## TASK TO CARRY OUT:
Reproduce all the lines exactly as they stand, apart from the pictures.

## GIVEN INFORMATION:

>>>

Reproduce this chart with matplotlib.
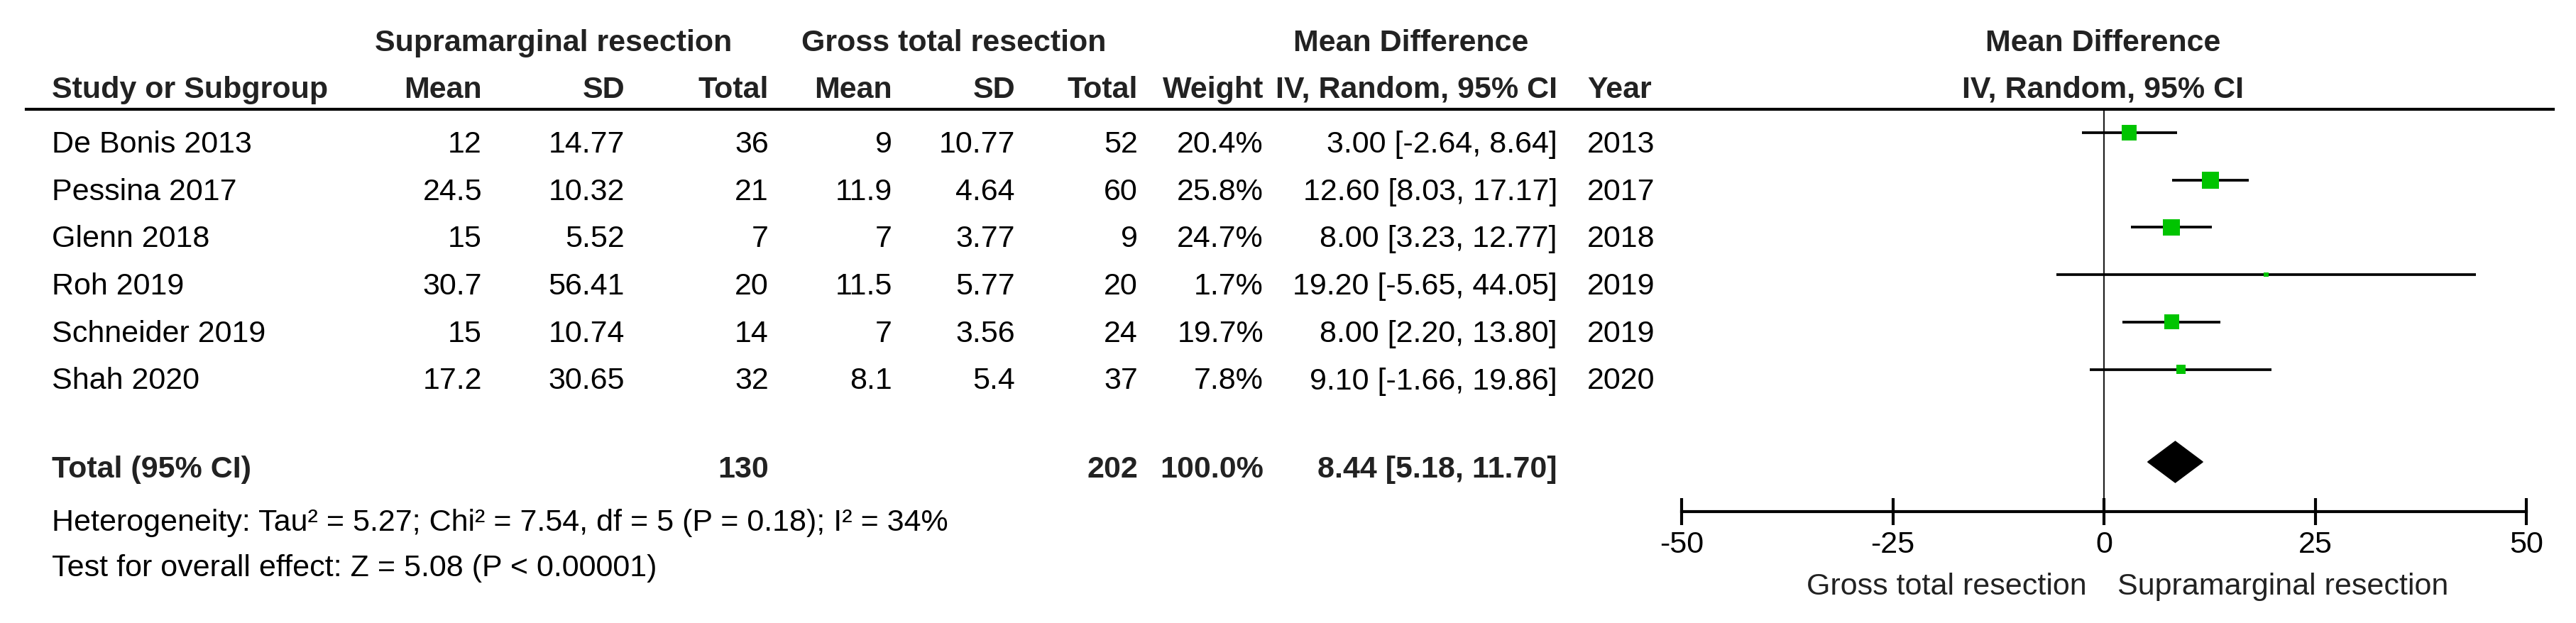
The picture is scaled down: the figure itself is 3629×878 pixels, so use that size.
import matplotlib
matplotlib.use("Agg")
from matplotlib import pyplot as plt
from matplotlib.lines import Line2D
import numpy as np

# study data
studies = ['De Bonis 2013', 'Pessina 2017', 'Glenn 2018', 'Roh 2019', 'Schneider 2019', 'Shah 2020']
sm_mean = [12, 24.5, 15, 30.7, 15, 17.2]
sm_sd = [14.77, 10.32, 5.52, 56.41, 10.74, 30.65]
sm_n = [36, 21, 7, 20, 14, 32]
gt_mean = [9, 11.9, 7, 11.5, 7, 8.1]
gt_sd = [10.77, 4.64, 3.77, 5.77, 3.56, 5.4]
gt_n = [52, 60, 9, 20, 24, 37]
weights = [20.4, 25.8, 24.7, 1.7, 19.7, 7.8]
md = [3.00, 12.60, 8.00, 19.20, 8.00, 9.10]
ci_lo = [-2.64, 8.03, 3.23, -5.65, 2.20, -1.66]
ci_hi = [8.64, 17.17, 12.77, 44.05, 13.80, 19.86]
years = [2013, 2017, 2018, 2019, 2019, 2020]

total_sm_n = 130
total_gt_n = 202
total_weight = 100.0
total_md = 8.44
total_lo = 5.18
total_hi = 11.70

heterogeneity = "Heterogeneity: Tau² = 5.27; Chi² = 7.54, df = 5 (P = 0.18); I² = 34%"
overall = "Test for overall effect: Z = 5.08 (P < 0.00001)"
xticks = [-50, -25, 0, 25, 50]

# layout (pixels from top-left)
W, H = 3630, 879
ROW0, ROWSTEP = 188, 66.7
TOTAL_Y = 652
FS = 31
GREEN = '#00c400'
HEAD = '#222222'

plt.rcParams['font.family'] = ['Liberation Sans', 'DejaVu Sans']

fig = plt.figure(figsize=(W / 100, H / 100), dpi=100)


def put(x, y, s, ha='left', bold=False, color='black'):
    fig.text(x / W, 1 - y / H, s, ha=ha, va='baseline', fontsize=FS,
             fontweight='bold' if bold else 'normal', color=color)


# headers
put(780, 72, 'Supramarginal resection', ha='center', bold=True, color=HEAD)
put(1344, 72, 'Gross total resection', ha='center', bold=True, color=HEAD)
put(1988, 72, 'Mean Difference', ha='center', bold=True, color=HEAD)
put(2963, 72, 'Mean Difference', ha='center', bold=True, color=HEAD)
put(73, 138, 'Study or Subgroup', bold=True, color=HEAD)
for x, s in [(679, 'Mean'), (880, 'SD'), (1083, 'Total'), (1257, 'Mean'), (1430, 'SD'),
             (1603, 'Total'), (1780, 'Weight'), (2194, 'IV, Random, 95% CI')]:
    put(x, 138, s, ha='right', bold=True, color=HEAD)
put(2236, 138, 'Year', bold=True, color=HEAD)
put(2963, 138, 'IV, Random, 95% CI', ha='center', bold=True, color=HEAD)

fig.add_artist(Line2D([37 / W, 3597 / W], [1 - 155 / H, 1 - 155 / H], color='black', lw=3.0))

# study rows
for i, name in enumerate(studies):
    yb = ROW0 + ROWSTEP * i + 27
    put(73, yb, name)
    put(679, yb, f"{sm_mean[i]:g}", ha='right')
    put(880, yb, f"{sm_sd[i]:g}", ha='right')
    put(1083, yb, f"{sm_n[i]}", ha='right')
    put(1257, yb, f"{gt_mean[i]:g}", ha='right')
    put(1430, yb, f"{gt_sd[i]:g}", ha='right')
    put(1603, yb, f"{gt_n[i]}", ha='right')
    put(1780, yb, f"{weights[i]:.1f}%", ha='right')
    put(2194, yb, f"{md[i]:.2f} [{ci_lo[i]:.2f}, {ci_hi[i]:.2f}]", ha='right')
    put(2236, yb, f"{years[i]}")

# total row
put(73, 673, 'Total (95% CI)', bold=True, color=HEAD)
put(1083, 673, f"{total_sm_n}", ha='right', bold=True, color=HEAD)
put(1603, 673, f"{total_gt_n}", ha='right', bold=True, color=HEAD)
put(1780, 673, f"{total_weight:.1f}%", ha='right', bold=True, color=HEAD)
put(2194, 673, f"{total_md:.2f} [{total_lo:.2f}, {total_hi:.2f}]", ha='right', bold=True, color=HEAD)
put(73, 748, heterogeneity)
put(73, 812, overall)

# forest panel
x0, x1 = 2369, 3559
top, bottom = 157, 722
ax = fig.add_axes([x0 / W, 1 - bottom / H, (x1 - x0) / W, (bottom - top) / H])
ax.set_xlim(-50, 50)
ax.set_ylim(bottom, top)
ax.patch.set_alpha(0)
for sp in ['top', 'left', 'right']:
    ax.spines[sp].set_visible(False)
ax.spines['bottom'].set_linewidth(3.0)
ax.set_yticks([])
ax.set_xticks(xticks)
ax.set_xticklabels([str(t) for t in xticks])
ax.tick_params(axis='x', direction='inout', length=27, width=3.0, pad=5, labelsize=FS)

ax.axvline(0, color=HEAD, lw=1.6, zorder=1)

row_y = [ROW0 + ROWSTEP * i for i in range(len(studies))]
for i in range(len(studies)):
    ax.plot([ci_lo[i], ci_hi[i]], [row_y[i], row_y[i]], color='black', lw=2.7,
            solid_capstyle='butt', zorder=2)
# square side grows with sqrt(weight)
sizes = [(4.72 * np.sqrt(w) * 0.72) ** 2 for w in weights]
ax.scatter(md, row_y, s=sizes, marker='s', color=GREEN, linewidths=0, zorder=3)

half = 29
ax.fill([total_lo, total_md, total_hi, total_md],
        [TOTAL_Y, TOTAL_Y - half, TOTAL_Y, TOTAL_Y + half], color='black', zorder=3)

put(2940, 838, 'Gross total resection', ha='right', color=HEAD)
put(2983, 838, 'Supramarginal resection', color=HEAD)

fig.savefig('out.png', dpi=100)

<<<

## SOLUTION FOR THIS TASK:
Reproduce this chart with matplotlib.
The picture is scaled down: the figure itself is 3629×878 pixels, so use that size.
import matplotlib
matplotlib.use("Agg")
from matplotlib import pyplot as plt
from matplotlib.lines import Line2D
import numpy as np

# study data
studies = ['De Bonis 2013', 'Pessina 2017', 'Glenn 2018', 'Roh 2019', 'Schneider 2019', 'Shah 2020']
sm_mean = [12, 24.5, 15, 30.7, 15, 17.2]
sm_sd = [14.77, 10.32, 5.52, 56.41, 10.74, 30.65]
sm_n = [36, 21, 7, 20, 14, 32]
gt_mean = [9, 11.9, 7, 11.5, 7, 8.1]
gt_sd = [10.77, 4.64, 3.77, 5.77, 3.56, 5.4]
gt_n = [52, 60, 9, 20, 24, 37]
weights = [20.4, 25.8, 24.7, 1.7, 19.7, 7.8]
md = [3.00, 12.60, 8.00, 19.20, 8.00, 9.10]
ci_lo = [-2.64, 8.03, 3.23, -5.65, 2.20, -1.66]
ci_hi = [8.64, 17.17, 12.77, 44.05, 13.80, 19.86]
years = [2013, 2017, 2018, 2019, 2019, 2020]

total_sm_n = 130
total_gt_n = 202
total_weight = 100.0
total_md = 8.44
total_lo = 5.18
total_hi = 11.70

heterogeneity = "Heterogeneity: Tau² = 5.27; Chi² = 7.54, df = 5 (P = 0.18); I² = 34%"
overall = "Test for overall effect: Z = 5.08 (P < 0.00001)"
xticks = [-50, -25, 0, 25, 50]

# layout (pixels from top-left)
W, H = 3630, 879
ROW0, ROWSTEP = 188, 66.7
TOTAL_Y = 652
FS = 31
GREEN = '#00c400'
HEAD = '#222222'

plt.rcParams['font.family'] = ['Liberation Sans', 'DejaVu Sans']

fig = plt.figure(figsize=(W / 100, H / 100), dpi=100)


def put(x, y, s, ha='left', bold=False, color='black'):
    fig.text(x / W, 1 - y / H, s, ha=ha, va='baseline', fontsize=FS,
             fontweight='bold' if bold else 'normal', color=color)


# headers
put(780, 72, 'Supramarginal resection', ha='center', bold=True, color=HEAD)
put(1344, 72, 'Gross total resection', ha='center', bold=True, color=HEAD)
put(1988, 72, 'Mean Difference', ha='center', bold=True, color=HEAD)
put(2963, 72, 'Mean Difference', ha='center', bold=True, color=HEAD)
put(73, 138, 'Study or Subgroup', bold=True, color=HEAD)
for x, s in [(679, 'Mean'), (880, 'SD'), (1083, 'Total'), (1257, 'Mean'), (1430, 'SD'),
             (1603, 'Total'), (1780, 'Weight'), (2194, 'IV, Random, 95% CI')]:
    put(x, 138, s, ha='right', bold=True, color=HEAD)
put(2236, 138, 'Year', bold=True, color=HEAD)
put(2963, 138, 'IV, Random, 95% CI', ha='center', bold=True, color=HEAD)

fig.add_artist(Line2D([37 / W, 3597 / W], [1 - 155 / H, 1 - 155 / H], color='black', lw=3.0))

# study rows
for i, name in enumerate(studies):
    yb = ROW0 + ROWSTEP * i + 27
    put(73, yb, name)
    put(679, yb, f"{sm_mean[i]:g}", ha='right')
    put(880, yb, f"{sm_sd[i]:g}", ha='right')
    put(1083, yb, f"{sm_n[i]}", ha='right')
    put(1257, yb, f"{gt_mean[i]:g}", ha='right')
    put(1430, yb, f"{gt_sd[i]:g}", ha='right')
    put(1603, yb, f"{gt_n[i]}", ha='right')
    put(1780, yb, f"{weights[i]:.1f}%", ha='right')
    put(2194, yb, f"{md[i]:.2f} [{ci_lo[i]:.2f}, {ci_hi[i]:.2f}]", ha='right')
    put(2236, yb, f"{years[i]}")

# total row
put(73, 673, 'Total (95% CI)', bold=True, color=HEAD)
put(1083, 673, f"{total_sm_n}", ha='right', bold=True, color=HEAD)
put(1603, 673, f"{total_gt_n}", ha='right', bold=True, color=HEAD)
put(1780, 673, f"{total_weight:.1f}%", ha='right', bold=True, color=HEAD)
put(2194, 673, f"{total_md:.2f} [{total_lo:.2f}, {total_hi:.2f}]", ha='right', bold=True, color=HEAD)
put(73, 748, heterogeneity)
put(73, 812, overall)

# forest panel
x0, x1 = 2369, 3559
top, bottom = 157, 722
ax = fig.add_axes([x0 / W, 1 - bottom / H, (x1 - x0) / W, (bottom - top) / H])
ax.set_xlim(-50, 50)
ax.set_ylim(bottom, top)
ax.patch.set_alpha(0)
for sp in ['top', 'left', 'right']:
    ax.spines[sp].set_visible(False)
ax.spines['bottom'].set_linewidth(3.0)
ax.set_yticks([])
ax.set_xticks(xticks)
ax.set_xticklabels([str(t) for t in xticks])
ax.tick_params(axis='x', direction='inout', length=27, width=3.0, pad=5, labelsize=FS)

ax.axvline(0, color=HEAD, lw=1.6, zorder=1)

row_y = [ROW0 + ROWSTEP * i for i in range(len(studies))]
for i in range(len(studies)):
    ax.plot([ci_lo[i], ci_hi[i]], [row_y[i], row_y[i]], color='black', lw=2.7,
            solid_capstyle='butt', zorder=2)
# square side grows with sqrt(weight)
sizes = [(4.72 * np.sqrt(w) * 0.72) ** 2 for w in weights]
ax.scatter(md, row_y, s=sizes, marker='s', color=GREEN, linewidths=0, zorder=3)

half = 29
ax.fill([total_lo, total_md, total_hi, total_md],
        [TOTAL_Y, TOTAL_Y - half, TOTAL_Y, TOTAL_Y + half], color='black', zorder=3)

put(2940, 838, 'Gross total resection', ha='right', color=HEAD)
put(2983, 838, 'Supramarginal resection', color=HEAD)

fig.savefig('out.png', dpi=100)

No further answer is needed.